Rientriamo in casa e la mamma di Sundeep tira fuori uno scatolino di gelato fatto in casa. “Come faceva a sapere che qui ai tropici il mio frutto preferito è il mango?” Sundeep traduce in hindi e la madre scoppia a ridere. Il mio ospite lavora per una compagnia americana che ha delocalizzato il servizio clienti in India. Per questo la sua paga mensile è uguale a quella degli impiegati negli Stati Uniti, alla settimana. È comunque un buono stipendio rispetto agli altri lavori in India e permette anche di lavorare da casa. Con la benzina che costa 100 rupie al litro c’è una bella differenza.
Adesso però arriva la domanda difficile, perché abita a Delhi nonostante l’aria irrespirabile, il traffico e i disagi dovuti al monsone? Il motivo principale è che suo padre lavora qui a Delhi, perciò spostarsi significherebbe perdere il lavoro. Il primo della famiglia a venire a Delhi fu suo nonno, che era ufficiale di polizia e fu trasferito dal Punjab a qui.
Tuttavia bisogna precisare che adesso l’inquinamento non è ai livelli che può raggiungere in autunno, quando diventa veramente pessimo. Ci sono vari indici per misurare la qualità dell’aria, ma a Delhi tendono ad arrivare a fondoscala. Quello che si usa qui va da 1 a 999 e oggi i valori in città variano tra 450 e 600, a seconda delle zone. Oggi, 600 corrisponde a 700μg/m^3 di PM10 e 260μg/m^3 di PM2,5. In questi giorni l’indice di qualità dell’aria non è proprio ottimale, ma si respira. È solo quando si avvicina a mille che il governo sconsiglia di uscire di casa. L’indice che usiamo in Europa è diverso e i nostri livelli “nocivi alla salute” qui sarebbero un toccasana. Ogni tanto si sente dire che la pianura padana è uno dei luoghi più inquinati al mondo, ma non capisco chi si sia inventato questa panzana. Alcuni amici oggi mi hanno chiesto che effetto fa un inquinamento del genere, ma non so bene come descriverlo. Arrivando direttamente da Lahore la differenza è ampia ma non esagerata, diciamo che non si sente. Anche se sono abituato all’odore dell’aria, camminando per la strada l’istinto mi induce a respirare piano. Non si vede il fumo nell’aria, si chiamano polveri sottili per un motivo.

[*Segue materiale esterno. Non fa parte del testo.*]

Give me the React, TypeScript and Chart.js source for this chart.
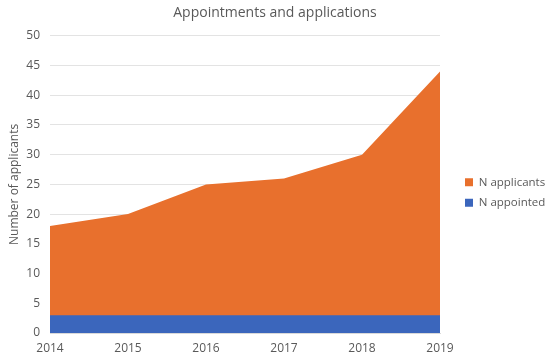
import React, { useEffect, useRef } from "react";
import { Chart, registerables } from "chart.js";

Chart.register(...registerables);

const years = ["2014", "2015", "2016", "2017", "2018", "2019"];
const applicants = [18, 20, 25, 26, 30, 44];
const appointed = [3, 3, 3, 3, 3, 3];
const titleText = "Appointments and applications";
const yTitle = "Number of applicants";

const FONT = "'Open Sans', 'Noto Sans', sans-serif";
const TEXT = "#595959";

const legendPlacer = {
  id: "legendPlacer",
  afterInit(chart: any) {
    const lg = chart.legend;
    if (!lg) return;
    const orig = lg.fit.bind(lg);
    lg.fit = function () {
      orig();
      this.width = 110;
    };
  },
  afterLayout(chart: any) {
    const lg = chart.legend;
    if (!lg) return;
    lg.left += 16;
    lg.right += 16;
    lg.top += 13;
    lg.bottom += 13;
  },
};

export default function App() {
  const ref = useRef<HTMLCanvasElement | null>(null);
  useEffect(() => {
    if (!ref.current) return;
    const chart = new Chart(ref.current, {
      type: "line",
      data: {
        labels: years,
        datasets: [
          {
            label: "N appointed",
            data: appointed,
            backgroundColor: "#3B66BC",
            borderColor: "#3B66BC",
            borderWidth: 0,
            pointRadius: 0,
            fill: "origin",
            tension: 0,
          },
          {
            label: "N applicants",
            data: applicants,
            backgroundColor: "#E8702D",
            borderColor: "#E8702D",
            borderWidth: 0,
            pointRadius: 0,
            fill: "origin",
            tension: 0,
          },
        ],
      },
      plugins: [legendPlacer],
      options: {
        animation: false,
        responsive: true,
        maintainAspectRatio: false,
        layout: { padding: { left: 0, right: 0, top: 0, bottom: 0 } },
        plugins: {
          title: {
            display: true,
            text: titleText,
            color: TEXT,
            font: { family: FONT, size: 14, weight: "normal" },
            padding: { top: 5, bottom: 14 },
          },
          legend: {
            position: "right",
            reverse: true,
            labels: {
              boxWidth: 8,
              boxHeight: 8,
              color: TEXT,
              font: { family: FONT, size: 11.5 },
              padding: 9,
            },
          },
          tooltip: { enabled: false },
        },
        scales: {
          x: {
            offset: false,
            grid: { display: false, drawTicks: false },
            border: { display: true, color: "#d9d9d9" },
            ticks: {
              color: TEXT,
              font: { family: FONT, size: 12 },
              padding: 8,
              maxRotation: 0,
            },
            afterFit: (s: any) => {
              s.height = 26;
            },
          },
          y: {
            min: 0,
            max: 50,
            ticks: {
              stepSize: 5,
              color: TEXT,
              font: { family: FONT, size: 12 },
              padding: 10,
            },
            grid: { color: "#e3e3e3", drawTicks: false },
            border: { display: false },
            title: {
              display: true,
              text: yTitle,
              color: TEXT,
              font: { family: FONT, size: 12 },
              padding: { top: 7, bottom: 0 },
            },
            afterFit: (s: any) => {
              s.width = 50;
            },
          },
        },
      },
    });
    return () => chart.destroy();
  }, []);
  return (
    <div style={{ position: "absolute", left: 0, top: 0, width: 550, height: 359 }}>
      <canvas ref={ref} />
    </div>
  );
}
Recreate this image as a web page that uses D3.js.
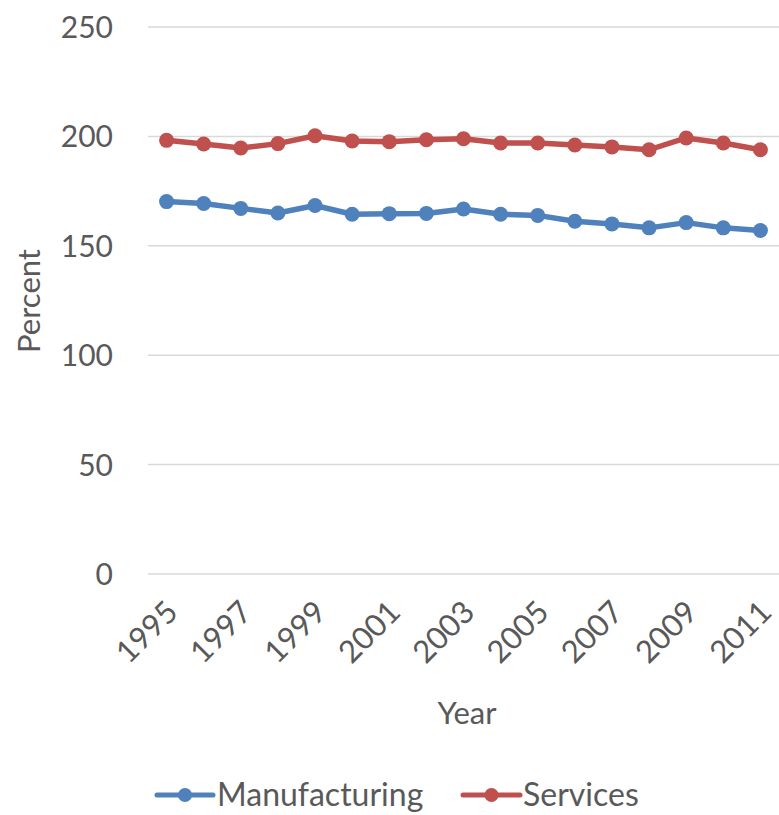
<!DOCTYPE html>
<html>
<head>
<meta charset="utf-8">
<script src="https://cdn.jsdelivr.net/npm/d3@7/dist/d3.min.js"></script>
<style>
  html, body { margin: 0; padding: 0; background: #fff; }
  text { font-family: Lato, "Open Sans", sans-serif; fill: #595959; }
</style>
</head>
<body>
<svg id="chart" width="779" height="815"></svg>
<script>
const years = [1995, 1996, 1997, 1998, 1999, 2000, 2001, 2002, 2003, 2004, 2005, 2006, 2007, 2008, 2009, 2010, 2011];
const manufacturing = [170.2, 169.3, 167.1, 165.0, 168.4, 164.4, 164.7, 164.8, 166.8, 164.4, 163.9, 161.2, 160.0, 158.2, 160.6, 158.2, 157.0];
const services = [198.2, 196.5, 194.7, 196.7, 200.3, 197.9, 197.6, 198.5, 198.9, 197.0, 197.0, 196.1, 195.2, 193.9, 199.3, 197.0, 193.9];
const yTicks = [0, 50, 100, 150, 200, 250];
const xTickYears = [1995, 1997, 1999, 2001, 2003, 2005, 2007, 2009, 2011];
const seriesNames = ["Manufacturing", "Services"];
const seriesColors = ["#4F81BD", "#C0504D"];

const svg = d3.select("#chart");
const plot = { left: 148, right: 779, top: 27, bottom: 574 };

const x = d3.scaleBand().domain(years).range([plot.left, plot.right]).padding(0);
const cx = d => x(d) + x.bandwidth() / 2;
const y = d3.scaleLinear().domain([0, 250]).range([plot.bottom, plot.top]);

// horizontal gridlines
svg.append("g").selectAll("line").data(yTicks).join("line")
  .attr("x1", plot.left).attr("x2", plot.right)
  .attr("y1", d => y(d)).attr("y2", d => y(d))
  .attr("stroke", "#d9d9d9").attr("stroke-width", 1.5);

// y axis tick labels
const yAxis = d3.axisLeft(y).tickValues(yTicks).tickSize(0).tickPadding(0);
const gy = svg.append("g").attr("transform", "translate(113,0)").call(yAxis);
gy.select(".domain").remove();
gy.selectAll("text").style("font-size", "30px").attr("dy", "0.35em")
  .style("font-family", "Lato, 'Open Sans', sans-serif").style("fill", "#595959");

// x axis tick labels, rotated
const xAxis = d3.axisBottom(d3.scalePoint().domain(years).range([cx(years[0]), cx(years[years.length - 1])]))
  .tickValues(xTickYears).tickSize(0).tickPadding(0);
const gx = svg.append("g").attr("transform", `translate(-5,${plot.bottom + 27})`).call(xAxis);
gx.select(".domain").remove();
gx.selectAll("text")
  .style("font-size", "31px").style("font-family", "Lato, 'Open Sans', sans-serif").style("fill", "#595959")
  .attr("text-anchor", "end").attr("dy", "0.7em").attr("dx", "0.1em")
  .attr("transform", "rotate(-45)");

// axis titles
svg.append("text").attr("x", 467).attr("y", 724).attr("text-anchor", "middle")
  .style("font-size", "31px").text("Year");
svg.append("text").attr("transform", "translate(40,301) rotate(-90)").attr("text-anchor", "middle")
  .style("font-size", "31px").text("Percent");

// series lines and markers
const data = [manufacturing, services];
const line = d3.line().x((d, i) => cx(years[i])).y(d => y(d));
data.forEach((vals, s) => {
  svg.append("path").datum(vals).attr("d", line)
    .attr("fill", "none").attr("stroke", seriesColors[s]).attr("stroke-width", 5.5)
    .attr("stroke-linejoin", "round").attr("stroke-linecap", "round");
  svg.append("g").selectAll("circle").data(vals).join("circle")
    .attr("cx", (d, i) => cx(years[i])).attr("cy", d => y(d)).attr("r", 7.5)
    .attr("fill", seriesColors[s]);
});

// legend
const legendItems = [{ x0: 157, x1: 213, tx: 217 }, { x0: 463, x1: 520, tx: 523 }];
legendItems.forEach((it, s) => {
  const g = svg.append("g");
  g.append("line").attr("x1", it.x0).attr("x2", it.x1).attr("y1", 795).attr("y2", 795)
    .attr("stroke", seriesColors[s]).attr("stroke-width", 5).attr("stroke-linecap", "round");
  g.append("circle").attr("cx", (it.x0 + it.x1) / 2).attr("cy", 795).attr("r", 7).attr("fill", seriesColors[s]);
  g.append("text").attr("x", it.tx).attr("y", 806).style("font-size", "32px").text(seriesNames[s]);
});
</script>
</body>
</html>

“Sundeep, io quando scrivo il blog non posso parlare solo di inquinamento e pattume. Qual è la parte migliore di abitare a Delhi?” Quello che lui ama di più è la possibilità di assaggiare tutte le cucine del mondo. Inoltre è comodo perché ogni negozio è a portata di mano, a due passi. Posso confermare che è vero, di sicuro il negozio che c’è, bisogna solo riuscire a trovarlo.
L’ultimo quesito invece riguarda un fatto insolito: in un angolo della stanza c’è appesa una sciabola. Questo è un cimelio risalente a molto tempo fa, quando il secondo emendamento dei sikh era ancora rispettato. Prima che il sikhismo fosse represso dall’impero Mogol, era prerogativa di ogni sikh avere con sé un’arma bianca, portare il turbante e spostarsi a cavallo. Oggi resta solo il turbante, l’orgoglio dei sikh che finalmente possono portarlo secondo il proprio costume.
Anche se in questi giorni è in ferie, Sundeep mantiene lo stesso ciclo di sonno che segue durante la settimana. È scomodo perché di giorno dorme e lavora, perciò fa fatica a mantenere i rapporti con gli amici.